Tools for deduplicating WARC files. Largely based on the tools built by the Bibliotheca Alexandrina for this purpose, but modified for easier (or correct) use. See Youssef Eldakar's description of the tools for a little more information.

Fixes/Changes

warcsum mostly worked correctly, but used ints in a number of places where they are inappropriate, mainly when dealing with file offsets. If you never use a WARC larger than 2GB, there's no problem. My changes are just hacks to make it work; it needs some cleanup.

warccollres has been reimplemented completely, since the arcalex implementation seems to assume existing archive infrastructure so it can simply make HTTP requests for WARC members, finding the URLs from a mysql database. I don't have any of that, so my version (warccollres.py) uses a sqlite database and reads WARC files directly.

warcrefs suffered from the same problem as warcsum where it used 32-bit file offsets. I've probably fixed that, but haven't tested and it might be horrible.

The warc package for Python was designed with Python 2 in mind, so I had to hack it to work on Python 3. Might be better to replace with warcat, but that has its own issues (regarding extremely slow reading mostly).

Use

First build everything:

$ cd gzmulti
$ ./configure && make
$ sudo make install
$ cd ../warcsum
$ ./configure && make
$ sudo make install
$ cd ../warcrefs
$ mvn package

You may need to add the library install directory to your load path so warcsum and friends can find gzmulti:

export LD_LIBRARY_PATH=/usr/local/lib

Now you can dedup. If you want to combine smaller WARCs into a big one, try megawarc.

First generate hash digests of your input file's contents. We'll assume the input is mega.warc.gz

warcsum -i mega.warc.gz -o mega.warcsum

Then run warccollres to determine which hash collisions are identical records, and which are not. This can take a while.

python3 warccollres.py mega.warcsum

It will import the digest file into a database, then go to work finding duplicates. If interrupted while finding duplicates, you can resume where it left off by running warccollres.py without any arguments.

When finished, it will write the manifest back out with duplicate pointers to warccollres.txt. Then we run warcrefs to rewrite the WARC.

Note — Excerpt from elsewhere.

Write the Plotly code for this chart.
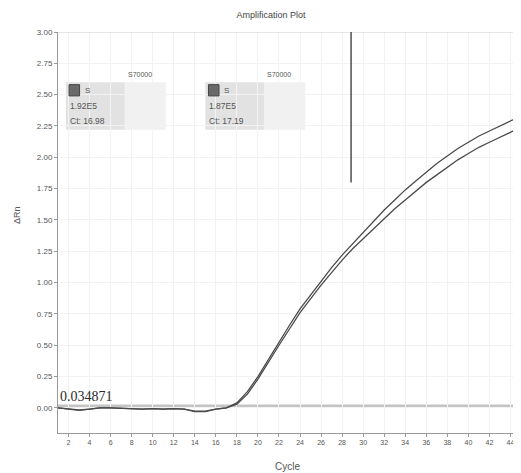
import plotly.graph_objects as go

# ---------------- data ----------------
cycles = list(range(1, 46))
well_upper = [0.00, -0.01, -0.02, -0.01, 0.00, 0.00, -0.005, -0.01, -0.01, -0.005,
              -0.01, -0.005, -0.01, -0.03, -0.03, -0.01, 0.00, 0.04, 0.13, 0.25,
              0.39, 0.52, 0.66, 0.79, 0.90, 1.01, 1.12, 1.22, 1.31, 1.40,
              1.49, 1.58, 1.66, 1.74, 1.81, 1.88, 1.95, 2.01, 2.07, 2.12,
              2.17, 2.21, 2.25, 2.29, 2.33]
well_lower = [0.00, -0.01, -0.015, -0.01, 0.00, 0.00, -0.005, -0.01, -0.01, -0.005,
              -0.01, -0.005, -0.01, -0.025, -0.025, -0.01, 0.00, 0.03, 0.11, 0.23,
              0.37, 0.50, 0.63, 0.76, 0.87, 0.98, 1.08, 1.18, 1.27, 1.35,
              1.43, 1.51, 1.59, 1.66, 1.73, 1.80, 1.86, 1.92, 1.98, 2.03,
              2.08, 2.12, 2.16, 2.20, 2.24]
threshold = 0.034871
x_ticks = list(range(2, 46, 2))
y_ticks = [0.00, 0.25, 0.50, 0.75, 1.00, 1.25, 1.50, 1.75, 2.00, 2.25, 2.50, 2.75, 3.00]
y_tick_labels = [f"{v:.2f}" for v in y_ticks]

box_headers = ["S70000", "S70000"]
box_names = ["S", "S"]
box_quantities = ["1.92E5", "1.87E5"]
box_ct = ["Ct: 16.98", "Ct: 17.19"]
box_x = [1.75, 15.0]          # left edge of each info box (cycle)
marker_cycle = 28.85           # vertical marker line

FONT = "Liberation Sans, Arial, sans-serif"
TXT = "#555555"

fig = go.Figure()
fig.add_trace(go.Scatter(x=cycles, y=well_upper, mode="lines",
                         line=dict(color="#4a4a4a", width=1.3), showlegend=False))
fig.add_trace(go.Scatter(x=cycles, y=well_lower, mode="lines",
                         line=dict(color="#4a4a4a", width=1.3), showlegend=False))

shapes = []
# threshold line
shapes.append(dict(type="line", xref="x", yref="y", x0=1, x1=45, y0=threshold - 0.02,
                   y1=threshold - 0.02, line=dict(color="#c4c4c4", width=3), layer="below"))
# top border
shapes.append(dict(type="line", xref="x", yref="y", x0=1, x1=45, y0=3.0, y1=3.0,
                   line=dict(color="#cfcfcf", width=1)))
# vertical marker
shapes.append(dict(type="line", xref="x", yref="y", x0=marker_cycle, x1=marker_cycle,
                   y0=3.0, y1=1.80, line=dict(color="#333333", width=1.3)))

annotations = []
for i in range(2):
    bx = box_x[i]
    shapes.append(dict(type="rect", xref="x", yref="y", x0=bx, x1=bx + 5.6, y0=2.22, y1=2.60,
                       fillcolor="#e2e2e2", line=dict(width=0), layer="below"))
    shapes.append(dict(type="rect", xref="x", yref="y", x0=bx + 5.6, x1=bx + 9.5, y0=2.22, y1=2.60,
                       fillcolor="#f1f1f1", line=dict(width=0), layer="below"))
    shapes.append(dict(type="rect", xref="x", yref="y", x0=bx + 0.3, x1=bx + 1.3, y0=2.49, y1=2.58,
                       fillcolor="#6a6a6a", line=dict(color="#444444", width=1)))
    annotations.append(dict(x=bx + 7.0, y=2.66, xref="x", yref="y", text=box_headers[i],
                            showarrow=False, font=dict(size=7, color=TXT, family=FONT)))
    annotations.append(dict(x=bx + 1.6, y=2.535, xref="x", yref="y", text=box_names[i],
                            xanchor="left", showarrow=False, font=dict(size=8, color=TXT, family=FONT)))
    annotations.append(dict(x=bx + 0.2, y=2.41, xref="x", yref="y", text=box_quantities[i],
                            xanchor="left", showarrow=False, font=dict(size=8.5, color=TXT, family=FONT)))
    annotations.append(dict(x=bx + 0.2, y=2.29, xref="x", yref="y", text=box_ct[i],
                            xanchor="left", showarrow=False, font=dict(size=8.5, color=TXT, family=FONT)))

annotations.append(dict(x=1.0, y=threshold - 0.02, xref="x", yref="y", text="0.034871",
                        xanchor="left", yanchor="bottom", showarrow=False,
                        font=dict(size=14, color="#2a2a2a", family="Liberation Serif, serif")))

# page body has an 8px default margin: figure is offset by (8, 8) on screen
OFF = 8
W, H = 521, 473
L, R, T, B = 58 - OFF, OFF, 32 - OFF, 473 - 433 + OFF
pw, ph = W - L - R, H - T - B

def paper_xy(sx, sy):
    fx, fy = sx - OFF, sy - OFF
    return (fx - L) / pw, 1 - (fy - T) / ph

ax_y = paper_xy(17, 215)
ax_x = paper_xy(287, 466)
annotations.append(dict(x=ax_y[0], y=ax_y[1], xref="paper", yref="paper", text="ΔRn", textangle=-90,
                        xanchor="center", yanchor="middle",
                        showarrow=False, font=dict(size=9, color=TXT, family=FONT)))
annotations.append(dict(x=ax_x[0], y=ax_x[1], xref="paper", yref="paper", text="Cycle",
                        xanchor="center", yanchor="middle",
                        showarrow=False, font=dict(size=10, color=TXT, family=FONT)))

fig.update_layout(
    width=W, height=H,
    margin=dict(l=L, r=R, t=T, b=B, autoexpand=False),
    paper_bgcolor="white", plot_bgcolor="white",
    title=dict(text="Amplification Plot", x=(271 - OFF) / W, xanchor="center",
               y=1 - (15 - OFF) / H, yanchor="middle",
               font=dict(size=9, color="#444444", family=FONT)),
    xaxis=dict(range=[1, 45], tickvals=x_ticks, ticks="outside", ticklen=3, tickcolor="#999",
               showline=True, linecolor="#999999", linewidth=1, automargin=False,
               showgrid=True, gridcolor="#f2f2f2", zeroline=False,
               tickfont=dict(size=7, color=TXT, family=FONT)),
    yaxis=dict(range=[-0.2, 3.0], tickvals=y_ticks, ticktext=y_tick_labels, ticks="outside",
               ticklen=3, tickcolor="#999", automargin=False,
               showline=True, linecolor="#999999", linewidth=1,
               showgrid=True, gridcolor="#f2f2f2", zeroline=False,
               tickfont=dict(size=8, color=TXT, family=FONT)),
    shapes=shapes, annotations=annotations,
)

fig.write_html("out.html")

java -jar warcrefs/target/warcrefs-1.0-SNAPSHOT-jar-with-dependencies.jar \
    8129 warccollres.txt `pwd`

..and hopefully that's it.


For performance reasons warccollres uses mysqlclient, which implies you need a database server for it. Configure connection information in MYSQL_PARAMS. You'll want to ensure the database server is configured for reasonable performance. In particular, ensure innodb_buffer_pool_size is large. Ideally, at least as large as your dataset so it can all live in RAM.

The code will automatically create indexes after importing data, but somebody more skilled with SQL than I am might be able to improve that.

You can use sqlite too, but the queries in the code will need rewriting since the dialects used are incompatible and it tends to be painfully slow when writing.